True fishing expedition reveals which species live in Spring Creek
Barrington Hills' Sanfilippo estate is a popular venue for elegant, charitable fundraising parties, but Tuesday it was all about scientific research in the property's spring-fed creek by Shedd Aquarium experts and a local nonprofit conservation group.
In collaboration with the Sanfilippo family, the Barrington Area Conservation Trust organized the monitoring of Spring Creek to sample fish populations to determine abundance, density and species composition. Conservation trust Executive Director Lisa Woolford said the organization is helping the family legally protect a "big stretch" of its land from development in perpetuity.
"So, part of what we do is we identify as many plant, insect and animal species as we can as part of the project," Woolford said during a break from slogging through Spring Creek in waders. "And we put it into a nice, big, hefty report so we know exactly what it is we're preserving."
Two methods were used to learn what's living in the Sanfilippo estate's section of the creek, with Shedd scientists and four conservation trust high school interns breaking into groups. Woolford previously ran Shedd's public education programs and used her contacts to secure the aquarium's experts for the Sanfilippo estate research.
One group used a fish seine, a horizontal net that has floats keeping the top of the line at the surface. Shedd Aquarium Director of Water Research Andy Casper brought the other group for electrofishing down the creek that feeds into the Fox River.
Wearing a backpack, Casper had a pole connected to it with an anode ring at the bottom sending electrical power into the water in the hope that a fish would float to the top -- with no harm done -- after its swim bladder expanded, allowing for a scientific survey. Spring Creek ran fast Tuesday because of recent rain, which Casper said made the electrofishing difficult.
"It's true to its name," Casper said of Spring Creek, "with such a big groundwater influence. We're interested to see if there's a few different species here than there are in some of the neighboring tributaries. It adds just another tile to the Fox River Valley mosaic."

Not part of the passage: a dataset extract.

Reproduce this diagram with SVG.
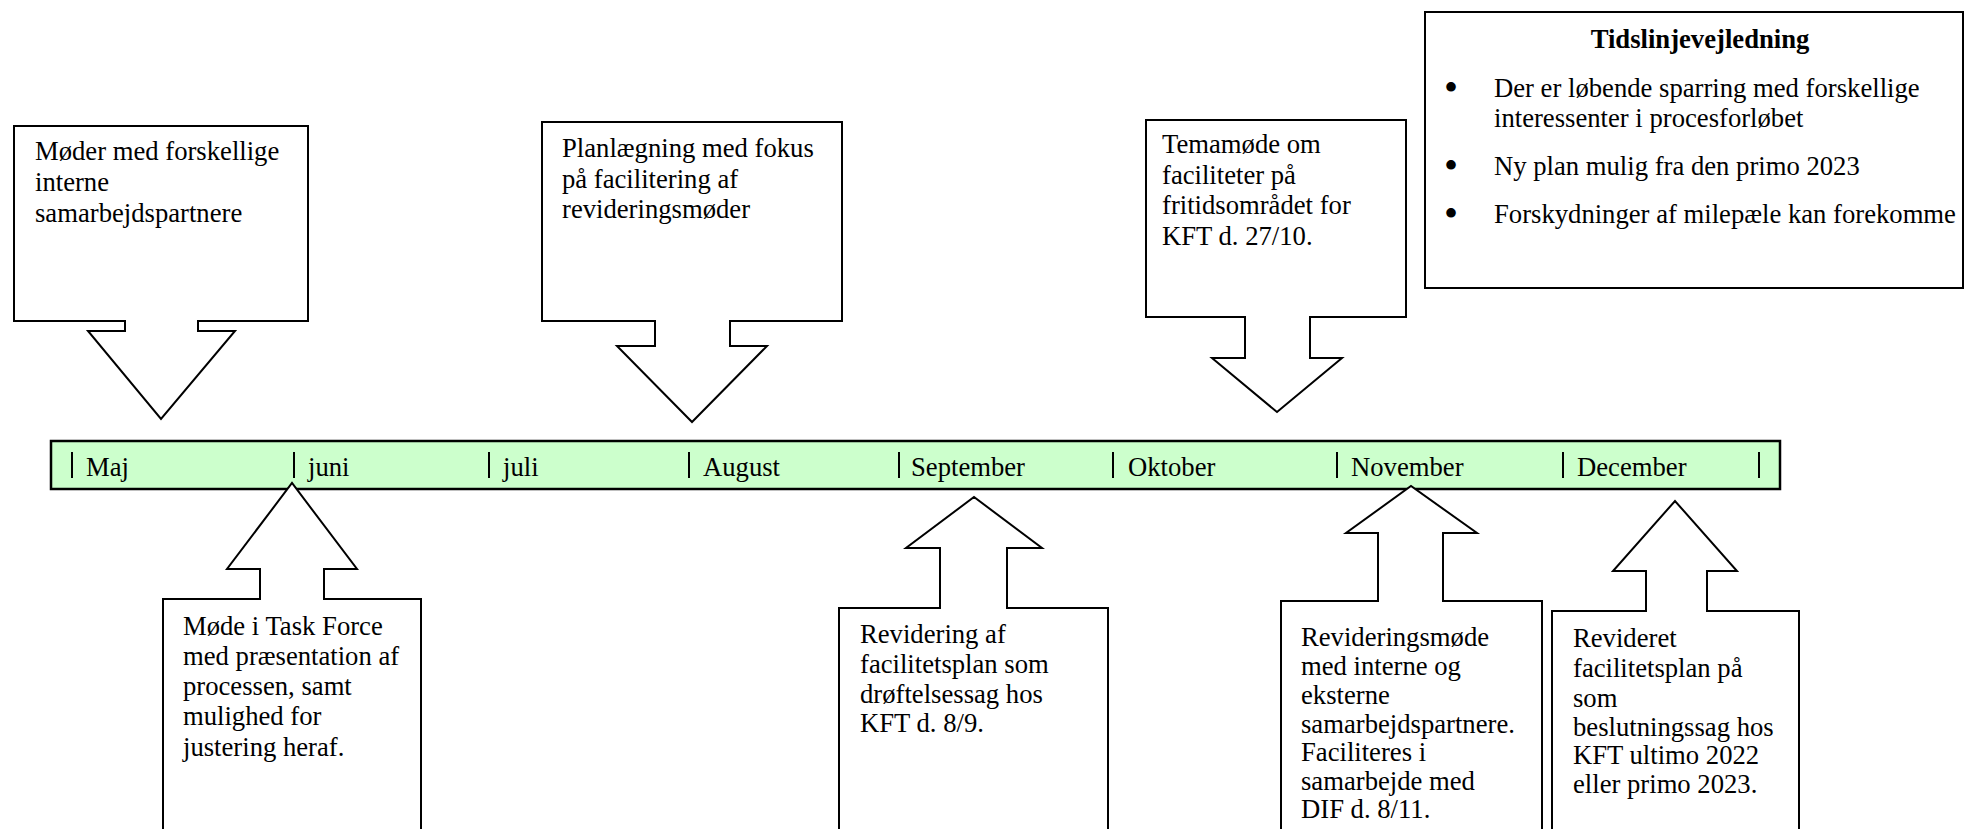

At least seven fish species were identified by the Shedd Aquarium scientists on the Sanfilippo property Wednesday: largemouth bass, green sunfish, bluegill, blunt nose minnow, blackstripe topminnow, yellow bullhead and creek chub.
Interns from Palatine, Fremd and Barrington high schools have been helping on the project since it began last week. Susan Lenz, the trust's director of community engagement and education, informed the teenagers that they'd be working with the Shedd experts.
"I was actually kind of surprised when she had told us that we were going to be working with some scientists," incoming Barrington senior Michael Bedard said shortly before entering Spring Creek in waders.